● **Requirement**
With the images removed, repeat the data below exactly.

* START *

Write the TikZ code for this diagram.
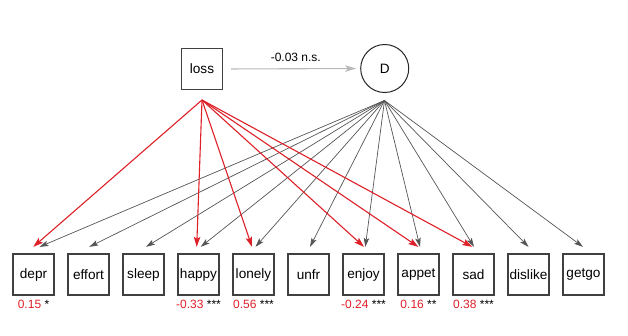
\documentclass[tikz,border=0pt]{standalone}
\usepackage{fontspec}
\setmainfont{Liberation Sans}
\usetikzlibrary{arrows.meta}
\definecolor{boxgray}{RGB}{64,64,64}
\definecolor{edgered}{RGB}{222,32,40}
\definecolor{edgegray}{RGB}{85,85,85}
\definecolor{lightedge}{RGB}{185,185,185}
\begin{document}
\begin{tikzpicture}[x=1pt,y=-1pt,
  obs/.style={draw=boxgray,line width=1.3pt,rectangle,minimum size=41pt,inner sep=0pt,
    font=\fontsize{13.6}{15}\selectfont},
  lat/.style={draw=black!85,line width=1pt,circle,minimum size=48pt,inner sep=0pt,
    font=\fontsize{13.6}{15}\selectfont},
  redarr/.style={draw=edgered,line width=1.1pt,-{Stealth[length=10pt,width=6.5pt,inset=2pt]}},
  grayarr/.style={draw=edgegray,line width=0.7pt,-{Stealth[length=9pt,width=5.5pt,inset=2pt]}},
  lab/.style={font=\fontsize{12}{14}\selectfont,inner sep=0pt}]
\useasboundingbox (0,0) rectangle (628,335);
% latent / exogenous
\node[obs] (loss) at (202,69) {loss};
\node[lat] (D) at (384.7,68.5) {D};
\coordinate (lossout) at (202,100);
\coordinate (Dout) at (384.5,100.5);
% indicators
\foreach \n/\t [count=\i from 0] in {depr/depr,effort/effort,sleep/sleep,happy/happy,lonely/lonely,unfr/unfr,enjoy/enjoy,appet/appet,sad/sad,dislike/dislike,getgo/getgo}{
  \node[obs] (\n) at (33.5+55*\i,274.5) {\t};
}
% loss -> D
\draw[draw=lightedge,line width=1.1pt,-{Stealth[length=11pt,width=6.5pt,inset=2.5pt]},shorten <=8pt,shorten >=4pt]
  (loss.east) -- node[lab,above=7pt,pos=0.53] {-0.03 n.s.} (D.west);
% D -> indicators
\foreach \n/\dx in {depr/6,effort/0.8,sleep/2.5,happy/2.2,lonely/2,unfr/1.5,enjoy/1.8,appet/1.5,sad/0.5,dislike/0,getgo/-0.5}{
  \draw[grayarr] (Dout) -- ([xshift=\dx pt,yshift=6.5pt]\n.north);
}
% loss -> indicators
\foreach \n/\dx in {depr/-0.2,happy/-1.8,lonely/-1.5,enjoy/0.5,appet/-0.2,sad/-1.2}{
  \draw[redarr] (lossout) -- ([xshift=\dx pt,yshift=6.5pt]\n.north);
}
% loadings
\foreach \n/\v/\s in {depr/0.15/*,happy/-0.33/***,lonely/0.56/***,enjoy/-0.24/***,appet/0.16/**,sad/0.38/***}{
  \node[lab,anchor=north] at ([yshift=-3pt]\n.south) {\textcolor{edgered}{\v}\strut\ \s};
}
\end{tikzpicture}
\end{document}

* END *

● **Solved problem**
Write the TikZ code for this diagram.
\documentclass[tikz,border=0pt]{standalone}
\usepackage{fontspec}
\setmainfont{Liberation Sans}
\usetikzlibrary{arrows.meta}
\definecolor{boxgray}{RGB}{64,64,64}
\definecolor{edgered}{RGB}{222,32,40}
\definecolor{edgegray}{RGB}{85,85,85}
\definecolor{lightedge}{RGB}{185,185,185}
\begin{document}
\begin{tikzpicture}[x=1pt,y=-1pt,
  obs/.style={draw=boxgray,line width=1.3pt,rectangle,minimum size=41pt,inner sep=0pt,
    font=\fontsize{13.6}{15}\selectfont},
  lat/.style={draw=black!85,line width=1pt,circle,minimum size=48pt,inner sep=0pt,
    font=\fontsize{13.6}{15}\selectfont},
  redarr/.style={draw=edgered,line width=1.1pt,-{Stealth[length=10pt,width=6.5pt,inset=2pt]}},
  grayarr/.style={draw=edgegray,line width=0.7pt,-{Stealth[length=9pt,width=5.5pt,inset=2pt]}},
  lab/.style={font=\fontsize{12}{14}\selectfont,inner sep=0pt}]
\useasboundingbox (0,0) rectangle (628,335);
% latent / exogenous
\node[obs] (loss) at (202,69) {loss};
\node[lat] (D) at (384.7,68.5) {D};
\coordinate (lossout) at (202,100);
\coordinate (Dout) at (384.5,100.5);
% indicators
\foreach \n/\t [count=\i from 0] in {depr/depr,effort/effort,sleep/sleep,happy/happy,lonely/lonely,unfr/unfr,enjoy/enjoy,appet/appet,sad/sad,dislike/dislike,getgo/getgo}{
  \node[obs] (\n) at (33.5+55*\i,274.5) {\t};
}
% loss -> D
\draw[draw=lightedge,line width=1.1pt,-{Stealth[length=11pt,width=6.5pt,inset=2.5pt]},shorten <=8pt,shorten >=4pt]
  (loss.east) -- node[lab,above=7pt,pos=0.53] {-0.03 n.s.} (D.west);
% D -> indicators
\foreach \n/\dx in {depr/6,effort/0.8,sleep/2.5,happy/2.2,lonely/2,unfr/1.5,enjoy/1.8,appet/1.5,sad/0.5,dislike/0,getgo/-0.5}{
  \draw[grayarr] (Dout) -- ([xshift=\dx pt,yshift=6.5pt]\n.north);
}
% loss -> indicators
\foreach \n/\dx in {depr/-0.2,happy/-1.8,lonely/-1.5,enjoy/0.5,appet/-0.2,sad/-1.2}{
  \draw[redarr] (lossout) -- ([xshift=\dx pt,yshift=6.5pt]\n.north);
}
% loadings
\foreach \n/\v/\s in {depr/0.15/*,happy/-0.33/***,lonely/0.56/***,enjoy/-0.24/***,appet/0.16/**,sad/0.38/***}{
  \node[lab,anchor=north] at ([yshift=-3pt]\n.south) {\textcolor{edgered}{\v}\strut\ \s};
}
\end{tikzpicture}
\end{document}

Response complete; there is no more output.